Prima se ne andò la minoranza croata che non poteva restare in maniera indolore nella capitale dell’autoproclamata repubblica serba di Krajna, poi, nell’agosto 1995 la fulminea offensiva dell’esercito croato, denominata per l’appunto “Operazione Tempesta” e favorita tacitamente dagli Usa e dalla Nato, spazzò via nel giro di pochi giorni il microstato serbo abbandonato al suo destino dai “fratelli” di Belgrado e di Pale.

Oggi Knin è una città a stragrande maggiorata croata anche se non tutti i croati espulsi nel 1991 sono rientrati, sono stati semplicemente sostituiti da altri profughi, come spesso avviene nei bizzarri scambi di popolazioni nell’ex Yugoslavia.

Knin ha perso quasi interamente le sue industrie e il suo nodo ferroviario in passato così strategico per tutta la Yugoslavia sembra, a tratti, un binario morto.

Soprattutto qui la gente è profondamente triste.

Glielo si legge negli occhi.

Rispetto ai villaggi della Lika (“l’altra Krajna”) non puoi nemmeno consolarti con gli anziani serbi che dopo anni stanno faticosamente rientrando, ripopolando un deserto desolato.

Li trovi sulla strada con il loro ombrellone ed i loro formaggi che ti sorridono timidamente.

I camini hanno ripreso a fumare nei freddi inverni della Lika.

I primi anziani sono stati arsi nelle loro case, poi sono state arse solo le abitazioni infine gli unici fumi, regolari, sono stati quelli dei camini.

Queste sono le campagne.

Poi arrivi nelle piccole città.

Ecco, una scintillante chiesa cattolica e, a fianco, proprio a fianco, una chiesa ortodossa crivellata di proiettili, le entrate sprangate.

Altrove è il contrario è vero.

Ma l’effetto non cambia.

Così Knin con la sua immensa fortezza veneziana che fu ricoperta da un’immensa bandiera croata nel giorno della riconquista.

Così a Knin puoi fermarti di rientro dalla Bosnia.

Mentre ti dirigi verso Spalato, Zara, Fiume, Trieste.

Puoi ordinare seduto comodamente una pizza margherita.

Non è male anche se è una pizza balcanica.

Il pomodoro ad esempio non esiste.

Ma che importa, puoi guardare da lontano il gran premio di F1, pagare in EURO.

Puoi anche sorseggiare un caffè che dicono viene tostato in Italia.

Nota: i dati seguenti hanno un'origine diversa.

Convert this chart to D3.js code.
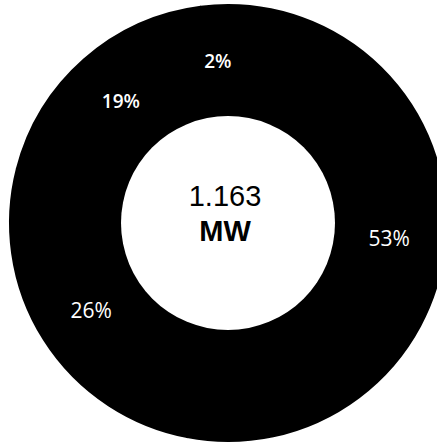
<!DOCTYPE html>
<html>
<head>
<meta charset="utf-8">
<script src="https://cdn.jsdelivr.net/npm/d3@7"></script>
<style>
html, body { margin: 0; padding: 0; background: #fff; }
svg { display: block; }
</style>
</head>
<body>
<svg id="chart" width="437" height="444"></svg>
<script>
// Data
const shares = [53, 26, 19, 2];
const shareLabels = ["53%", "26%", "19%", "2%"];
const labelBold = [false, false, true, true];
const centerLines = ["1.163", "MW"];

const svg = d3.select("#chart");
const cx = 228, cy = 223;
const outerR = 218, innerR = 107, labelR = 162;

const pie = d3.pie().sort(null).value(d => d)(shares);
const arc = d3.arc().innerRadius(innerR).outerRadius(outerR);
const labelArc = d3.arc().innerRadius(labelR).outerRadius(labelR);

const g = svg.append("g").attr("transform", `translate(${cx},${cy})`);

// Slices are all drawn in black; a matching stroke hides antialiasing seams
g.selectAll("path.slice")
  .data(pie)
  .join("path")
  .attr("class", "slice")
  .attr("d", arc)
  .attr("fill", "#000")
  .attr("stroke", "#000")
  .attr("stroke-width", 2)
  .attr("stroke-linejoin", "round");

// Redraw interior of each slice boundary so the ring edge stays crisp
g.append("path")
  .attr("d", d3.arc().innerRadius(innerR).outerRadius(outerR)({startAngle: 0, endAngle: 2 * Math.PI}))
  .attr("fill", "none")
  .attr("stroke", "none");

// inner white hole kept clean
g.append("circle")
  .attr("r", innerR)
  .attr("fill", "#fff");

g.selectAll("text.pct")
  .data(pie)
  .join("text")
  .attr("class", "pct")
  .attr("transform", d => `translate(${labelArc.centroid(d)})`)
  .attr("text-anchor", "middle")
  .attr("dominant-baseline", "central")
  .attr("fill", "#fff")
  .attr("font-family", "'Open Sans', 'Noto Sans', sans-serif")
  .attr("font-size", (d, i) => labelBold[i] ? 19 : 21)
  .attr("font-weight", (d, i) => labelBold[i] ? 600 : 400)
  .text((d, i) => shareLabels[i]);

g.append("text")
  .attr("x", -3).attr("y", -17)
  .attr("text-anchor", "middle")
  .attr("font-family", "'Liberation Sans', Arial, sans-serif")
  .attr("font-size", 29)
  .attr("fill", "#000")
  .text(centerLines[0]);

g.append("text")
  .attr("x", -3).attr("y", 18)
  .attr("text-anchor", "middle")
  .attr("font-family", "'Liberation Sans', Arial, sans-serif")
  .attr("font-size", 29)
  .attr("font-weight", 700)
  .attr("fill", "#000")
  .text(centerLines[1]);
</script>
</body>
</html>
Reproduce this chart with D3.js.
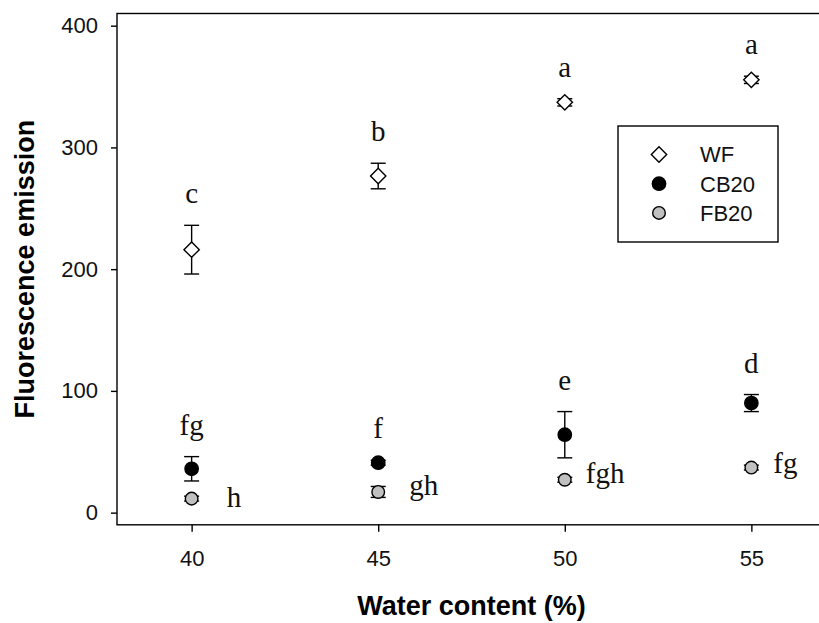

Ma, mentre a volte la Bosnia nella sua irrazionalità a volte sembra una Las Vegas dei poveri, qui sei all’anno zero.

I serbi erano arrivati più di cinque secoli fa.

Ora in tutta la Croazia sono meno di un terzo rispetto al 1991.

Ma qui la sconfitta, il disorientamento è generale, non etnico.

La disoccupazione, la criminalità sono devastanti.

La Croazia è il prossimo candidato del mosaico ex yugoslavo all’allargamento dell’Unione Europea.

Ecco, ci vorrebbe un po’ più di Europa a Knin.

Per ridare un po’ di speranza ad una regione e ad una città “maledette”.